By their 40th anniversary, Charlie and Alice were still together … and still in love. Six months later, in July 2010, Charlie passed away peacefully in his sleep. He was 90 years old, and until the day he died, he was still helping one of his sons on the family farm—moving hay bales, weeding the garden—doing whatever chores needed to be done. He loved spending days at his niece JoAnne Horstmann’s nearby farm, working with her in the vegetable garden or fishing in the pond behind her house. Three days before he died, he painted her white garden fence.

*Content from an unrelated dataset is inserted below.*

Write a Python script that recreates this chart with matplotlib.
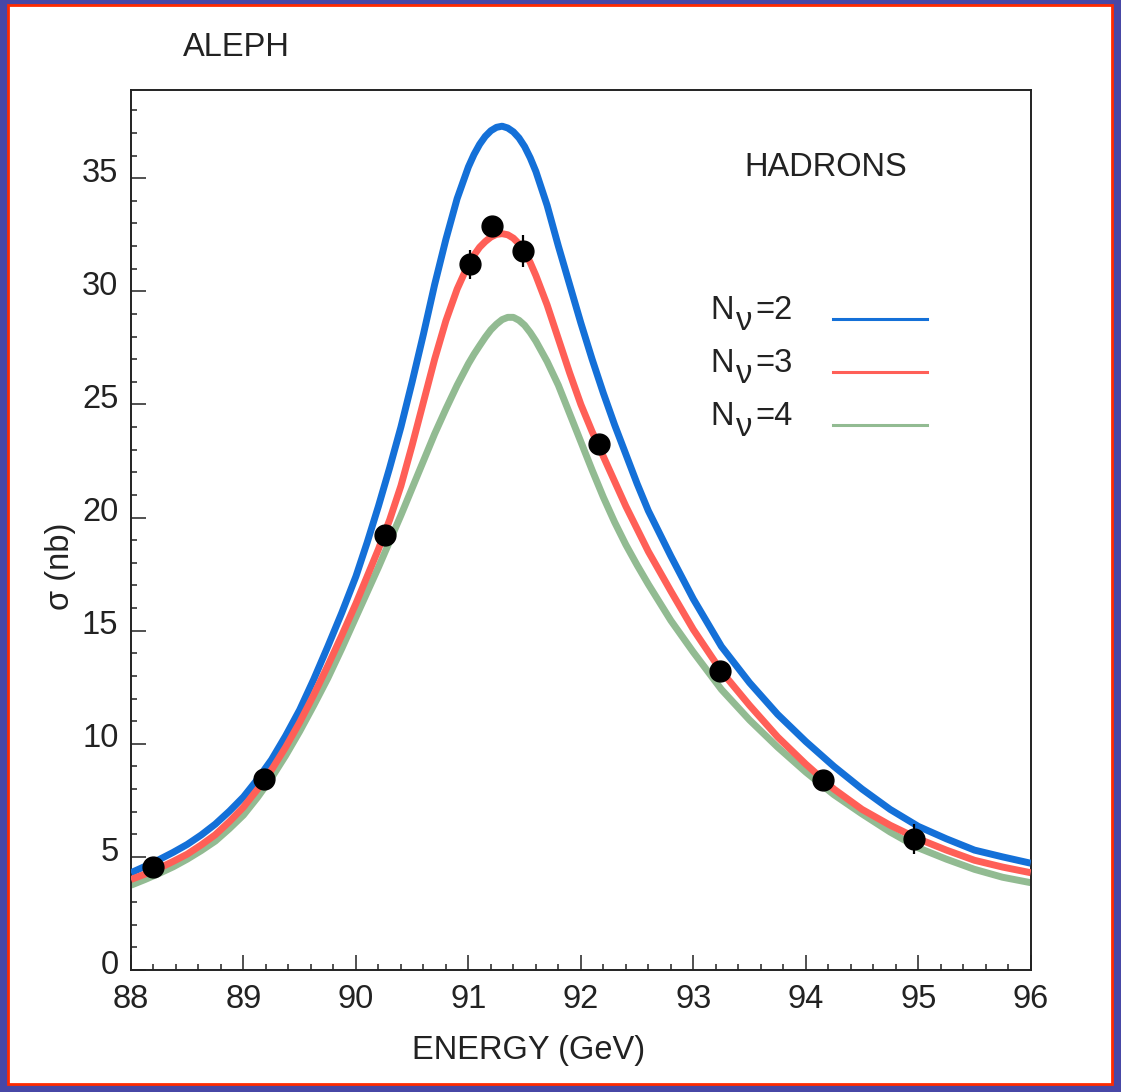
import numpy as np
import matplotlib
matplotlib.use('Agg')
import matplotlib.pyplot as plt
from matplotlib.patches import Rectangle
from matplotlib.ticker import MultipleLocator
from matplotlib.transforms import ScaledTranslation

matplotlib.rcParams['font.family'] = 'Liberation Sans'

# curves (energy in GeV, sigma in nb)
energy = [88.0, 88.125, 88.25, 88.375, 88.5, 88.625, 88.75, 88.875,
          89.0, 89.125, 89.25, 89.375, 89.5, 89.625, 89.75, 89.875,
          90.0, 90.1, 90.2, 90.3, 90.4, 90.5, 90.6, 90.7, 90.8, 90.9,
          91.0, 91.05, 91.1, 91.15, 91.2, 91.25, 91.3, 91.35, 91.4, 91.45,
          91.5, 91.55, 91.6, 91.7, 91.8, 91.9,
          92.0, 92.1, 92.2, 92.3, 92.4, 92.5, 92.6, 92.8, 93.0, 93.25,
          93.5, 93.75, 94.0, 94.25, 94.5, 94.75, 95.0, 95.25, 95.5, 95.75, 96.0]
sigma_nu2 = [4.3, 4.58, 4.88, 5.2, 5.55, 5.97, 6.45, 7.02,
             7.65, 8.43, 9.3, 10.35, 11.5, 12.85, 14.3, 15.8,
             17.4, 18.9, 20.5, 22.2, 24.0, 26.0, 28.1, 30.3, 32.3, 34.1,
             35.5, 36.05, 36.5, 36.85, 37.1, 37.25, 37.3, 37.22, 37.05, 36.78,
             36.4, 35.9, 35.3, 33.8, 32.0, 30.3,
             28.6, 27.0, 25.5, 24.1, 22.8, 21.5, 20.3, 18.3, 16.4, 14.3,
             12.7, 11.3, 10.1, 9.0, 8.0, 7.1, 6.35, 5.8, 5.3, 5.0, 4.72]
sigma_nu3 = [4.0, 4.24, 4.5, 4.8, 5.12, 5.53, 5.98, 6.56,
             7.2, 7.99, 8.85, 9.85, 10.95, 12.16, 13.45, 14.8,
             16.2, 17.4, 18.6, 19.9, 21.4, 23.2, 25.1, 27.0, 28.7, 30.1,
             31.2, 31.6, 31.95, 32.2, 32.4, 32.52, 32.55, 32.5, 32.35, 32.1,
             31.75, 31.27, 30.7, 29.4, 27.9, 26.4,
             25.0, 23.8, 22.7, 21.6, 20.5, 19.5, 18.5, 16.75, 15.05, 13.2,
             11.7, 10.3, 9.1, 8.0, 7.1, 6.4, 5.8, 5.3, 4.85, 4.55, 4.3]
sigma_nu4 = [3.75, 4.0, 4.27, 4.56, 4.9, 5.28, 5.7, 6.25,
             6.85, 7.63, 8.5, 9.48, 10.55, 11.7, 12.9, 14.22,
             15.6, 16.7, 17.8, 18.95, 20.1, 21.3, 22.5, 23.7, 24.8, 25.85,
             26.8, 27.22, 27.6, 27.97, 28.3, 28.55, 28.75, 28.85, 28.85, 28.72,
             28.5, 28.18, 27.8, 26.9, 25.85, 24.6,
             23.35, 22.1, 20.9, 19.8, 18.8, 17.9, 17.05, 15.45, 14.05, 12.4,
             11.05, 9.85, 8.75, 7.75, 6.9, 6.1, 5.4, 4.9, 4.45, 4.1, 3.86]

# ALEPH hadronic points
data_e = [88.2, 89.18, 90.26, 91.01, 91.21, 91.49, 92.16, 93.24, 94.15, 94.96]
data_sigma = [4.57, 8.44, 19.25, 31.19, 32.89, 31.78, 23.27, 13.23, 8.41, 5.78]
data_err = [0.25, 0.3, 0.35, 0.65, 0.4, 0.7, 0.4, 0.35, 0.35, 0.66]

legend_n = ['2', '3', '4']
legend_y = [319, 372, 425]   # pixel rows of the legend entries
colors = ['#1470d8', '#ff5f57', '#92bb92']
ink = '#222222'

W, H = 1121, 1092
fig = plt.figure(figsize=(W / 100, H / 100), dpi=100)
fig.patch.set_facecolor('#4747a6')
fig.add_artist(Rectangle((8 / W, 8 / H), 1 - 17 / W, 1 - 13 / H,
                         transform=fig.transFigure, facecolor='white',
                         edgecolor='#ff2a00', linewidth=2.0, zorder=-1))

ax = fig.add_axes([131 / W, 1 - 970 / H, 899.7 / W, 880 / H])
ax.set_facecolor('white')

ax.plot(energy, sigma_nu4, color=colors[2], lw=5.0, zorder=2, solid_capstyle='butt')
ax.plot(energy, sigma_nu2, color=colors[0], lw=5.0, zorder=3, solid_capstyle='butt')
ax.plot(energy, sigma_nu3, color=colors[1], lw=5.0, zorder=4, solid_capstyle='butt')
ax.errorbar(data_e, data_sigma, yerr=data_err, fmt='o', color='black',
            ms=15, elinewidth=1.6, capsize=0, zorder=5)

ax.set_xlim(88, 96)
ax.set_ylim(0, 38.9)
ax.xaxis.set_major_locator(MultipleLocator(1))
ax.xaxis.set_minor_locator(MultipleLocator(0.2))
ax.yaxis.set_major_locator(MultipleLocator(5))
ax.yaxis.set_minor_locator(MultipleLocator(1))
ax.tick_params(which='both', direction='in', top=False, right=False,
               width=1.1, color=ink, labelcolor=ink, labelsize=23.5)
ax.tick_params(which='major', length=10.8)
ax.tick_params(which='minor', length=4.0)
ax.tick_params(axis='x', pad=10)
ax.tick_params(axis='y', pad=9)
for sp in ax.spines.values():
    sp.set_linewidth(1.4)
    sp.set_color(ink)

# legend drawn by hand: N, a full size lowered nu, then =n
for n, yy, c in zip(legend_n, legend_y, colors):
    fig.text(710 / W, 1 - yy / H, 'N', fontsize=23.5, color=ink,
             ha='left', va='baseline')
    fig.text(736 / W, 1 - (yy + 11) / H, '\u03bd', fontsize=23.5, color=ink,
             ha='left', va='baseline')
    fig.text(755 / W, 1 - yy / H, '=' + n, fontsize=23.5, color=ink,
             ha='left', va='baseline')
    fig.add_artist(plt.Line2D([833 / W, 927 / W], [1 - yy / H, 1 - yy / H],
                              color=c, lw=2.2, transform=fig.transFigure))

fig.text(236 / W, 1 - 48 / H, 'ALEPH', fontsize=23.5, ha='center', va='center',
         color=ink)
fig.text(826 / W, 1 - 167 / H, 'HADRONS', fontsize=23.5, ha='center', va='center',
         color=ink)
fig.text(529 / W, 1 - 1051 / H, 'ENERGY (GeV)', fontsize=23.5, ha='center',
         va='center', color=ink)
fig.text(61 / W, 1 - 566 / H, '\u03c3 (nb)', fontsize=23.5, ha='center',
         va='center', rotation=90, color=ink)

# the y tick labels sit a little above their ticks in the original
fig.canvas.draw()
shift = ScaledTranslation(0, 6 / 72, fig.dpi_scale_trans)
for t in ax.yaxis.get_major_ticks():
    t.label1.set_transform(t.label1.get_transform() + shift)

fig.savefig('out.png', dpi=100, facecolor=fig.get_facecolor())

On Thanksgiving Day of that year, the family gathered in the big white farmhouse—50 members strong—and before the blessing of their meal, they joined hands to make a huge circle. Then Alice asked each family member to relate something they’d learned from Charlie or share a special memory. Several of the boys mentioned how thankful they were that their stepdad had instilled in them such a strong work ethic. A daughter-in-law said Charlie had helped her get through a troubled time in her life, offering encouragement and support. Others reminisced about fishing trips, and how much he loved chocolate bars and ice cream cones.
Charlie Lasack was a man of few words and great faith, a man who thought loving and caring for 11 children was “no big deal”—a quiet man whose splendid legacy continues to grow.